Efficiency
Monday January 13, 2025
It’s Monday. Time to grind. But first, get a little inefficient by reading about efficiency.
One Person: Frederick Winslow Taylor
Considered the father of organizational management, Frederick Winslow Taylor is who you have to thank for performance reviews, annual downsizing, and the general subjugation of labor by the managerial class. If you got a corporate White Elephant instead of a bonus last year, blame this guy.
Taylor, a mechanical engineer, wrote The Principles of Scientific Management in 1911, which, as the name suggests, introduced to the world the concept of “scientific management,” which was effectively the first iteration of what we now call performance management or, simply, efficiency. In Principles, he lays out the evils of “systematic soldiering,” which recently earned the moniker, Quiet Quitting, and explains how rigid management and incessant demands will milk the worker of more of his sweet laborious nectar and make him happier, for he is now Efficient.
Taylor, however, was a quack and a liar who hated immigrants, viewed the working class as inanimate pawns, and profligately manufactured data to support what was basically Eugenics for The Office. He was reviled in his time and forced to testify against Congress more than once and yet still his ideas persisted after his death. This idiot is why we today have so normalized an unnatural obsession with productivity and efficiency that we satirize it in films and television yet applaud when a couple of nepo baby, white collar welfare abusers create a government department to “improve efficiency.”
God forbid we all be allowed to just do our jobs as they’re described and go home on time.
One Hollywood: Severance, Apple TV+
Probably the best show on TV right now, Severance is set in a world in which employees at a boundary-pushing company may elect to undergo a controversial surgical procedure to “sever” their work lives and home lives, effectively creating two distinct people in the same body: One at the office, and one outside the office.
The whole show is built on dichotomies, but the most impressive one may simply be that a show about the mundane is so irrepressibly creative. It’s a slow-burning thriller that spotlights the cult-like tribalism and performance management that drives so many corporate missions. But it’s also like the happiest hostage situation you’ve ever seen.

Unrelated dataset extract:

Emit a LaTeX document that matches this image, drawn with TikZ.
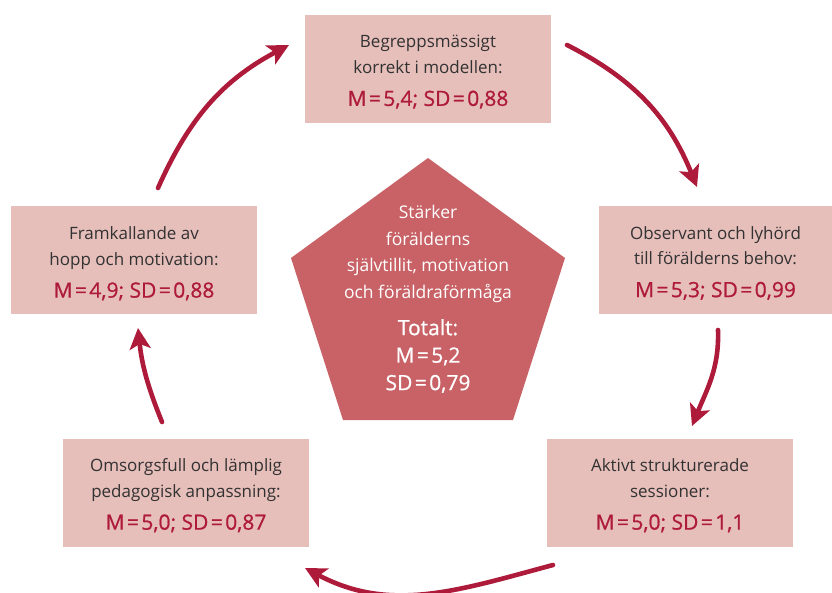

It’s the only show I watch acutely, where literally every detail and choice feels like it has meaning. If you haven’t seen it, you have a little time to catch up. The first episode of season 2 debuts Friday.
One Idea: Parkinson’s Law
In a 1955 issue of The Economist, naval historian C. Northcote Parkinson proposed the idea that "work expands so as to fill the time available for its completion.” Put succinctly, “Work expands to fill the available time.”
If you watch TikToks for 7 hours and 51 minutes today and use those final nine minutes to accomplish your work tasks, you’ll be a beautiful adherent to Parkinson’s Law. You may also elevate your chances of developing Parkinson’s disease.
One Book: When McKinsey Comes to Town by Michael Forsythe and Walt Bogdanich
I found this book about as exciting as you’d expect a book about a consulting group to be, but it’s a nonetheless interesting perspective on how America works. McKinsey has laid off thousands of people, implemented God knows how many “productivity measures,” and screwed consumers in hundreds of ways, but they keep getting called in because they save executives money. They’re the reaper, an undead reminder that our society has no order or justice — only capital and those who hoard it.
One Song: “The Climb” by Miley Cyrus
I could try to stretch this to be on-theme but, really, I just fell down a Miley hole this week. For some reason, while doing crunches at the gym, I had this little thread I couldn’t stop chasing. I had some faint thought of Miley’s Black Mirror episode but I couldn’t remember the character’s name or the songs she made for the show. I Googled. “Ashley O.” It was only two songs, but that was enough to make me go to Miley’s Spotify page and spit out my teeth when I saw she has like five songs with more than a billion plays. So, I put on This Is Miley Cyrus and I’ve been enjoying more than expected for the past few days.
Now go get your labor exploited, y’all.